Cardinal also expects Healthcare Solutions leaders Scott and Raj Mantena, CEO of P4 Healthcare, to continue to lead their business.
On Wednesday, Cardinal executives held the financial profile of privately held Healthcare Solutions close to their vests. “I can tell you after its formation in 2005, it has been consistently profitable and growing rapidly,” Jeff Henderson, Cardinal’s chief financial officer, told securities analysts during a morning conference call.
Cardinal found Healthcare Solutions during a months-long search for strategies to enhance its position in the specialty pharmaceuticals industry, Barrett told the analysts.
“We have looked at the unique needs of patients, payers, providers and pharmaceutical companies,” Barrett said. “We’ve studied the products currently on the market and those in clinical trials, as well as the diseases which these drugs treat. And we’ve tried to consider the pressures our health system will feel as our
population ages and more Americans have access to health coverage.
Cardinal Health wanted to find a company that could help its specialty pharmaceuticals business grow.
“Specialty pharmaceuticals are increasingly used to treat a wide range of diseases, particularly those that are difficult to manage and expensive to treat,” Barrett told analysts. “And with the explosion of knowledge in the biological sciences, and our ability to develop more targeted therapies, we believe that this sector of healthcare will continue to grow.”
Ohio’s largest company also wanted to find a way to look forward rather than back. “We started looking for approaches that might allow us to step into a position that is more consistent with where we think healthcare is going,” Barrett said.
Healthcare Solutions’ P4 businesses appear to answer several emerging needs of stakeholders in the oncology pharmaceuticals value chain. One answer for meeting evidence-based care standards coming from healthcare reform could be “clinical pathways” — management tools for standardizing the ways physicians and other healthcare providers, and their managed care organizations, treat cancer.
Clinical pathways, such as those developed by P4 Pathways, reduce error, increase the quality of care and reduce costs, according to a Biotechnology Healthcare journal article posted online by the National Institutes of Health. All of these outcomes are goals of the nation’s healthcare reform efforts.
University of Pittsburgh Medical Center Cancer Centers have been using clinical pathways for four years, according to the article. Using these pathways to encourage doctors to use the right cancer drugs for the right patients — and to not use the wrong drugs — is saving the cancer centers millions of dollars per year and leading to better patient outcomes.
Clinical pathways also may be a way to reap the rewards of personalized medicine, the article points out.

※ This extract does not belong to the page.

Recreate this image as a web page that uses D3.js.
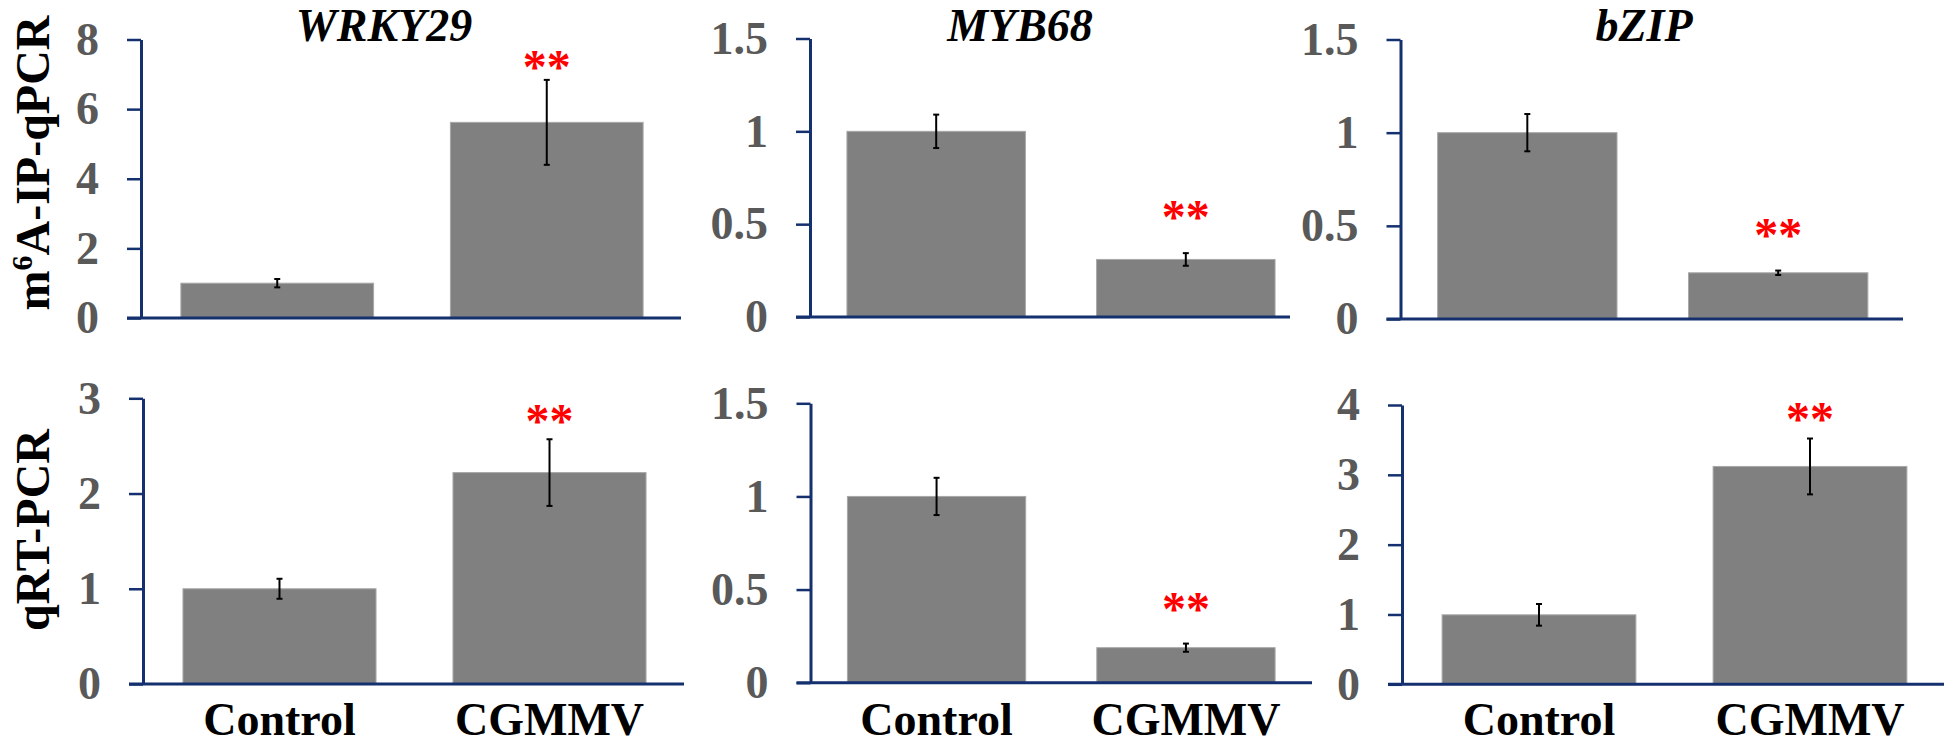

Personalized medicine — basing patients’ care on their genes — could transform healthcare institutions by 2020, according to business consultant PricewaterhouseCoopers.
Cardinal Health hopes to use Healthcare Solutions and its clinical pathways to launch an integrated service for specialty pharmaceutical customers. “Healthcare Solutions’ innovative business model supports this important specialty area by providing essential data, tools and insights that serve key participants in the chain of oncologic care, linking physician practices, pharma companies and payers,” Barrett said.
“Its model helps these parties work together in an integrated approach, which aligns incentives and uses data to drive better clinical health outcomes. Ultimately, the patient should benefit through improved treatments and lower healthcare costs.”
Cardinal Health shares ended Wednesday flat at $33.84 on the New York Stock Exchange. Cardinal recently increased its quarterly dividend by 11 percent to 19.5 cents and expects to repurchase $250 million-worth of its stock by the end of June.